▶ [Brief] Leave out the pictures; transcribe all else exactly.

▶ [Dataset section]
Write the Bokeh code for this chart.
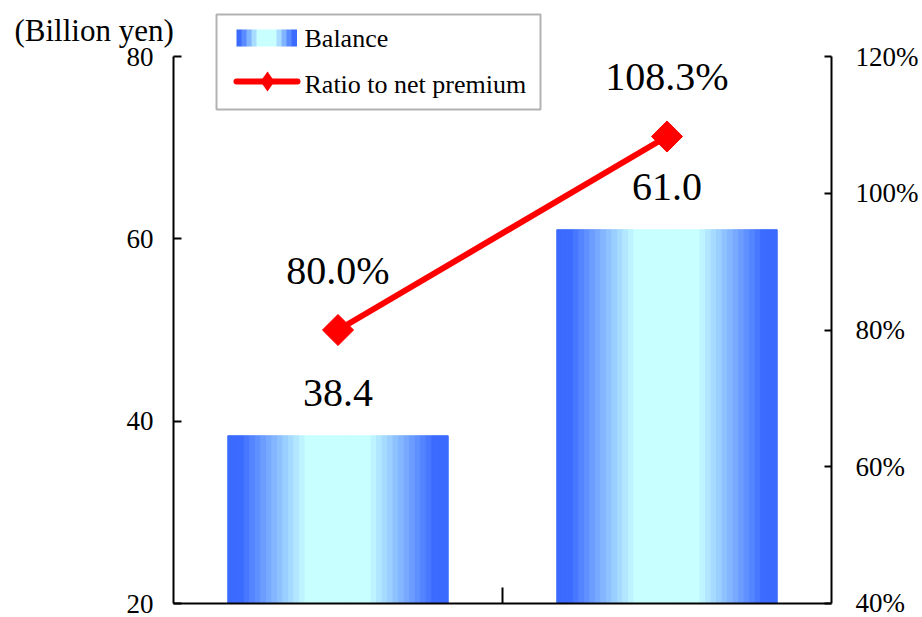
import numpy as np
from bokeh.plotting import figure
from bokeh.models import (Range1d, LinearAxis, FixedTicker, PrintfTickFormatter,
                          BoxAnnotation, PolyAnnotation, Label, ColumnDataSource)
from bokeh.core.properties import value
from bokeh.embed import file_html
from bokeh.resources import INLINE

# ---- data ----
categories = ["Previous", "Current"]
balance = [38.4, 61.0]
balance_labels = ["38.4", "61.0"]
ratio = [80.0, 108.3]
ratio_labels = ["80.0%", "108.3%"]
left_ticks = [20, 40, 60, 80]
right_ticks = [40, 60, 80, 100, 120]

FONT = "Liberation Serif"
EDGE = np.array([59, 106, 255])
CENTER = np.array([200, 255, 255])


def grad_color(d):
    t = np.clip((0.88 - d) / 0.6, 0, 1)
    c = EDGE + (CENTER - EDGE) * t
    return "#%02x%02x%02x" % tuple(int(round(v)) for v in c)


# frame covers the whole canvas; axes are pinned at the data edges
X0_PX, X1_PX, Y_TOP_PX, Y_BOT_PX, W, H = 173, 831, 56, 603, 922, 617
xs_per_px = 2.0 / (X1_PX - X0_PX)
ys_per_px = 60.0 / (Y_BOT_PX - Y_TOP_PX)
rs_per_px = 80.0 / (Y_BOT_PX - Y_TOP_PX)

p = figure(width=W, height=H, output_backend="svg", toolbar_location=None,
           x_range=Range1d(-X0_PX * xs_per_px, 2 + (W - X1_PX) * xs_per_px),
           y_range=Range1d(20 - (H - Y_BOT_PX) * ys_per_px, 80 + Y_TOP_PX * ys_per_px),
           min_border_left=0, min_border_right=0, min_border_top=0,
           min_border_bottom=0)
p.extra_y_ranges = {"ratio": Range1d(40 - (H - Y_BOT_PX) * rs_per_px,
                                     120 + Y_TOP_PX * rs_per_px)}
p.outline_line_color = None
p.xgrid.visible = False
p.ygrid.visible = False
p.background_fill_color = "white"
p.border_fill_color = "white"

# ---- bars as gradient stripes ----
xs = [i + 0.5 for i in range(len(categories))]
bar_w = 0.67
N = 40
sx, stop, swidth, scolor = [], [], [], []
for xc, v in zip(xs, balance):
    for k in range(N):
        frac = (k + 0.5) / N
        d = abs(frac - 0.5) / 0.5
        sx.append(xc - bar_w / 2 + frac * bar_w)
        stop.append(v)
        swidth.append(bar_w / N)
        scolor.append(grad_color(d))
src = ColumnDataSource(dict(x=sx, top=stop, w=swidth, c=scolor))
p.vbar(x="x", top="top", bottom=20, width="w", fill_color="c", line_color="c",
       line_width=1, source=src)

# ---- line ----
p.line(xs, ratio, y_range_name="ratio", line_color="#ff0000", line_width=6)
p.scatter(xs, ratio, y_range_name="ratio", marker="square", angle=np.pi / 4,
          size=22, fill_color="#ff0000", line_color="#ff0000")

# ---- value labels ----
p.text(xs, balance, text=balance_labels, text_font=value(FONT),
       text_font_size="40px", text_align="center", text_baseline="middle",
       y_offset=-43, text_color="black")
p.text(xs, ratio, text=ratio_labels, y_range_name="ratio", text_font=value(FONT),
       text_font_size="40px", text_align="center", text_baseline="middle",
       y_offset=-60, text_color="black")

# ---- axes ----
ya = p.yaxis[0]
ya.ticker = FixedTicker(ticks=left_ticks)
ya.fixed_location = 0
ya.bounds = (20, 80)
ya.major_tick_in = 8
ya.major_tick_out = 0
ya.minor_tick_line_color = None
ya.axis_line_width = 2
ya.major_tick_line_width = 2
ya.major_label_standoff = 20
ya.major_label_text_font = FONT
ya.major_label_text_font_size = "27px"
ya.major_label_text_color = "black"

ra = LinearAxis(y_range_name="ratio", ticker=FixedTicker(ticks=right_ticks),
                formatter=PrintfTickFormatter(format="%d%%"))
ra.fixed_location = 2
ra.bounds = (40, 120)
ra.major_tick_in = 7
ra.major_tick_out = 0
ra.minor_tick_line_color = None
ra.axis_line_width = 2
ra.major_tick_line_width = 2
ra.major_label_standoff = 24
ra.major_label_text_font = FONT
ra.major_label_text_font_size = "27px"
ra.major_label_text_color = "black"
p.add_layout(ra, "right")

xa = p.xaxis[0]
xa.ticker = FixedTicker(ticks=[1])
xa.fixed_location = 20
xa.bounds = (0, 2)
xa.major_tick_in = 16
xa.major_tick_out = 0
xa.minor_tick_line_color = None
xa.axis_line_width = 2
xa.major_tick_line_width = 2
xa.major_label_overrides = {1: ""}
xa.major_label_text_font_size = "1px"
xa.major_label_standoff = 0

# ---- unit label ----
p.add_layout(Label(x=14, y=30, x_units="canvas", y_units="canvas",
                   text="(Billion yen)", text_font=FONT, text_font_size="31px",
                   text_baseline="middle", text_align="left", text_color="black"))

# ---- legend (manual) ----
p.add_layout(BoxAnnotation(left=216, right=540, top=14, bottom=109,
                           left_units="canvas", right_units="canvas",
                           top_units="canvas", bottom_units="canvas",
                           fill_color="white", fill_alpha=1,
                           line_color="black", line_width=2, level="overlay"))
M = 12
for k in range(M):
    frac0 = k / M
    frac1 = (k + 1) / M
    d = abs((frac0 + frac1) / 2 - 0.5) / 0.5
    col = grad_color(d)
    p.add_layout(BoxAnnotation(left=236 + 60 * frac0, right=236 + 60 * frac1 + 0.5,
                               top=29, bottom=46,
                               left_units="canvas", right_units="canvas",
                               top_units="canvas", bottom_units="canvas",
                               fill_color=col, fill_alpha=1, line_color=None,
                               level="overlay"))
p.add_layout(BoxAnnotation(left=233, right=300, top=78, bottom=84,
                           left_units="canvas", right_units="canvas",
                           top_units="canvas", bottom_units="canvas",
                           fill_color="#ff0000", fill_alpha=1, line_color=None,
                           border_radius=3, level="overlay"))
p.add_layout(PolyAnnotation(xs=[267, 274, 267, 260], ys=[71, 81, 91, 81],
                            xs_units="canvas", ys_units="canvas",
                            fill_color="#ff0000", fill_alpha=1, line_color=None,
                            level="overlay"))
p.add_layout(Label(x=304, y=38, x_units="canvas", y_units="canvas", text="Balance",
                   text_font=FONT, text_font_size="26px", text_baseline="middle",
                   text_color="black", level="overlay"))
p.add_layout(Label(x=304, y=84, x_units="canvas", y_units="canvas",
                   text="Ratio to net premium", text_font=FONT,
                   text_font_size="26px", text_baseline="middle",
                   text_color="black", level="overlay"))

open("out.html", "w").write(file_html(p, INLINE))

▶ [Solution to the problem]
Write the Bokeh code for this chart.
import numpy as np
from bokeh.plotting import figure
from bokeh.models import (Range1d, LinearAxis, FixedTicker, PrintfTickFormatter,
                          BoxAnnotation, PolyAnnotation, Label, ColumnDataSource)
from bokeh.core.properties import value
from bokeh.embed import file_html
from bokeh.resources import INLINE

# ---- data ----
categories = ["Previous", "Current"]
balance = [38.4, 61.0]
balance_labels = ["38.4", "61.0"]
ratio = [80.0, 108.3]
ratio_labels = ["80.0%", "108.3%"]
left_ticks = [20, 40, 60, 80]
right_ticks = [40, 60, 80, 100, 120]

FONT = "Liberation Serif"
EDGE = np.array([59, 106, 255])
CENTER = np.array([200, 255, 255])


def grad_color(d):
    t = np.clip((0.88 - d) / 0.6, 0, 1)
    c = EDGE + (CENTER - EDGE) * t
    return "#%02x%02x%02x" % tuple(int(round(v)) for v in c)


# frame covers the whole canvas; axes are pinned at the data edges
X0_PX, X1_PX, Y_TOP_PX, Y_BOT_PX, W, H = 173, 831, 56, 603, 922, 617
xs_per_px = 2.0 / (X1_PX - X0_PX)
ys_per_px = 60.0 / (Y_BOT_PX - Y_TOP_PX)
rs_per_px = 80.0 / (Y_BOT_PX - Y_TOP_PX)

p = figure(width=W, height=H, output_backend="svg", toolbar_location=None,
           x_range=Range1d(-X0_PX * xs_per_px, 2 + (W - X1_PX) * xs_per_px),
           y_range=Range1d(20 - (H - Y_BOT_PX) * ys_per_px, 80 + Y_TOP_PX * ys_per_px),
           min_border_left=0, min_border_right=0, min_border_top=0,
           min_border_bottom=0)
p.extra_y_ranges = {"ratio": Range1d(40 - (H - Y_BOT_PX) * rs_per_px,
                                     120 + Y_TOP_PX * rs_per_px)}
p.outline_line_color = None
p.xgrid.visible = False
p.ygrid.visible = False
p.background_fill_color = "white"
p.border_fill_color = "white"

# ---- bars as gradient stripes ----
xs = [i + 0.5 for i in range(len(categories))]
bar_w = 0.67
N = 40
sx, stop, swidth, scolor = [], [], [], []
for xc, v in zip(xs, balance):
    for k in range(N):
        frac = (k + 0.5) / N
        d = abs(frac - 0.5) / 0.5
        sx.append(xc - bar_w / 2 + frac * bar_w)
        stop.append(v)
        swidth.append(bar_w / N)
        scolor.append(grad_color(d))
src = ColumnDataSource(dict(x=sx, top=stop, w=swidth, c=scolor))
p.vbar(x="x", top="top", bottom=20, width="w", fill_color="c", line_color="c",
       line_width=1, source=src)

# ---- line ----
p.line(xs, ratio, y_range_name="ratio", line_color="#ff0000", line_width=6)
p.scatter(xs, ratio, y_range_name="ratio", marker="square", angle=np.pi / 4,
          size=22, fill_color="#ff0000", line_color="#ff0000")

# ---- value labels ----
p.text(xs, balance, text=balance_labels, text_font=value(FONT),
       text_font_size="40px", text_align="center", text_baseline="middle",
       y_offset=-43, text_color="black")
p.text(xs, ratio, text=ratio_labels, y_range_name="ratio", text_font=value(FONT),
       text_font_size="40px", text_align="center", text_baseline="middle",
       y_offset=-60, text_color="black")

# ---- axes ----
ya = p.yaxis[0]
ya.ticker = FixedTicker(ticks=left_ticks)
ya.fixed_location = 0
ya.bounds = (20, 80)
ya.major_tick_in = 8
ya.major_tick_out = 0
ya.minor_tick_line_color = None
ya.axis_line_width = 2
ya.major_tick_line_width = 2
ya.major_label_standoff = 20
ya.major_label_text_font = FONT
ya.major_label_text_font_size = "27px"
ya.major_label_text_color = "black"

ra = LinearAxis(y_range_name="ratio", ticker=FixedTicker(ticks=right_ticks),
                formatter=PrintfTickFormatter(format="%d%%"))
ra.fixed_location = 2
ra.bounds = (40, 120)
ra.major_tick_in = 7
ra.major_tick_out = 0
ra.minor_tick_line_color = None
ra.axis_line_width = 2
ra.major_tick_line_width = 2
ra.major_label_standoff = 24
ra.major_label_text_font = FONT
ra.major_label_text_font_size = "27px"
ra.major_label_text_color = "black"
p.add_layout(ra, "right")

xa = p.xaxis[0]
xa.ticker = FixedTicker(ticks=[1])
xa.fixed_location = 20
xa.bounds = (0, 2)
xa.major_tick_in = 16
xa.major_tick_out = 0
xa.minor_tick_line_color = None
xa.axis_line_width = 2
xa.major_tick_line_width = 2
xa.major_label_overrides = {1: ""}
xa.major_label_text_font_size = "1px"
xa.major_label_standoff = 0

# ---- unit label ----
p.add_layout(Label(x=14, y=30, x_units="canvas", y_units="canvas",
                   text="(Billion yen)", text_font=FONT, text_font_size="31px",
                   text_baseline="middle", text_align="left", text_color="black"))

# ---- legend (manual) ----
p.add_layout(BoxAnnotation(left=216, right=540, top=14, bottom=109,
                           left_units="canvas", right_units="canvas",
                           top_units="canvas", bottom_units="canvas",
                           fill_color="white", fill_alpha=1,
                           line_color="black", line_width=2, level="overlay"))
M = 12
for k in range(M):
    frac0 = k / M
    frac1 = (k + 1) / M
    d = abs((frac0 + frac1) / 2 - 0.5) / 0.5
    col = grad_color(d)
    p.add_layout(BoxAnnotation(left=236 + 60 * frac0, right=236 + 60 * frac1 + 0.5,
                               top=29, bottom=46,
                               left_units="canvas", right_units="canvas",
                               top_units="canvas", bottom_units="canvas",
                               fill_color=col, fill_alpha=1, line_color=None,
                               level="overlay"))
p.add_layout(BoxAnnotation(left=233, right=300, top=78, bottom=84,
                           left_units="canvas", right_units="canvas",
                           top_units="canvas", bottom_units="canvas",
                           fill_color="#ff0000", fill_alpha=1, line_color=None,
                           border_radius=3, level="overlay"))
p.add_layout(PolyAnnotation(xs=[267, 274, 267, 260], ys=[71, 81, 91, 81],
                            xs_units="canvas", ys_units="canvas",
                            fill_color="#ff0000", fill_alpha=1, line_color=None,
                            level="overlay"))
p.add_layout(Label(x=304, y=38, x_units="canvas", y_units="canvas", text="Balance",
                   text_font=FONT, text_font_size="26px", text_baseline="middle",
                   text_color="black", level="overlay"))
p.add_layout(Label(x=304, y=84, x_units="canvas", y_units="canvas",
                   text="Ratio to net premium", text_font=FONT,
                   text_font_size="26px", text_baseline="middle",
                   text_color="black", level="overlay"))

open("out.html", "w").write(file_html(p, INLINE))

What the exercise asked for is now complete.